Roald Dahl Portrait By Matthew Smith Goes On Display At The NPG

Roald Dahl Portrait

A rarely seen portrait of one of the world’s most celebrated writers, Roald Dahl, painted when he was a young RAF pilot during the Second World War by Matthew Smith, has gone on display at the National Portrait Gallery, it was announced today, Wednesday 6 August 2014. The portrait features in a new display bringing together, for the first time, the pioneering modernist work of painter Matthew Smith and sculptor Frank Dobson.
 
Painted in 1944, when Roald Dahl was in his late twenties and before he achieved international fame as a writer, this large, expressive and colourful portrait shows Dahl in his blue RAF uniform and leaning back in his chair with a solemn facial expression.
 
The portrait resulted from Dahl’s admiration for Smith, whose work he had seen in a London gallery soon after his plane crash-landed in the Libyan desert and he was declared unfit for combat, forcing him to return to the City. Dahl tracked Smith to his home and made a powerful impression on the artist, who was living reclusively and grieving for his two sons who had both lost their lives in the RAF. Dahl and Smith became lasting friends and Smith had a great influence on Dahl’s future life and career.
 
Roald Dahl grew up in Cardiff, the city in which he was born, and joined the RAF at the start of the Second World War. After being invalided home to London in 1941 due to serious injuries caused by his plane crash, Dahl was posted to Washington as assistant air attaché. Whilst there, Dahl was asked by the novelist C.S. Forester to write a number of RAF anecdotes to be used as propaganda. The account that Dahl wrote about his experience of the plane crash was so arresting that it was published in full in the Saturday Evening Post, marking the accidental beginning of his career as a writer. Dahl is now considered to be one of the most celebrated storytellers across the globe, particularly known for his darkly humorous children’s stories such as The Witches, Matilda, The BFG and James and the Giant Peach.
 
Colour, Light, Texture: Portraits by Matthew Smith & Frank Dobson brings together the works of two leading twentieth century British artists, painter Matthew Smith and sculptor Frank Dobson, to show the connections between their individual yet complementary approaches to modernist portraiture. Smith (1879 – 1959) and Dobson (1886 – 1963) were very close contemporaries and, in their respective media of painting and sculpture, both artists had a shared concern for colour, light and texture, and pioneered a modernist response to portraiture.
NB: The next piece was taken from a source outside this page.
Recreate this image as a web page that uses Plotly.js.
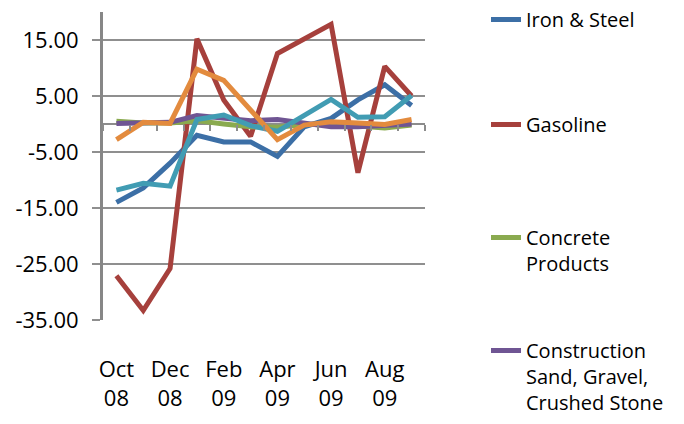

Colour, Light, Texture: Portraits by Matthew Smith & Frank Dobson is the first time that the work of these two artists has been compared and brought together in such a way.
 
The display includes key portraits by each artist, including novelist and poet Sir Osbert Sitwell, stage actress Margaret Rawlings, and American-born designer Marion Dorn by Frank Dobson. Portraits by Matthew Smith include actress Jean Simmons, Angelica Garnett and a self-portrait. The paintings and sculptures are accompanied by photographs of the artists by Cecil Beaton, Howard Coster, Lola Walker and Berenice Abbott.
 
Having studied at the Slade School of Fine Art in London, Smith moved to France in 1908. He lived first in Pont-Aven and later in Paris. These experiences acquainted him with the work of the painters Paul Gauguin, Henri Matisse and Wassily Kandinsky whose unconventional use of vibrant colour was a formative influence. In common with Smith, Dobson served in the army during the First World War. After being invalided out in 1918, Dobson turned increasingly to sculpture. Responding to Cubism, Vorticism and other modern art movements, his work focused on the creation of simplified, harmonious shapes involving a variety of different surface qualities. For both artists, portraiture conveyed a sensual, aesthetic experience.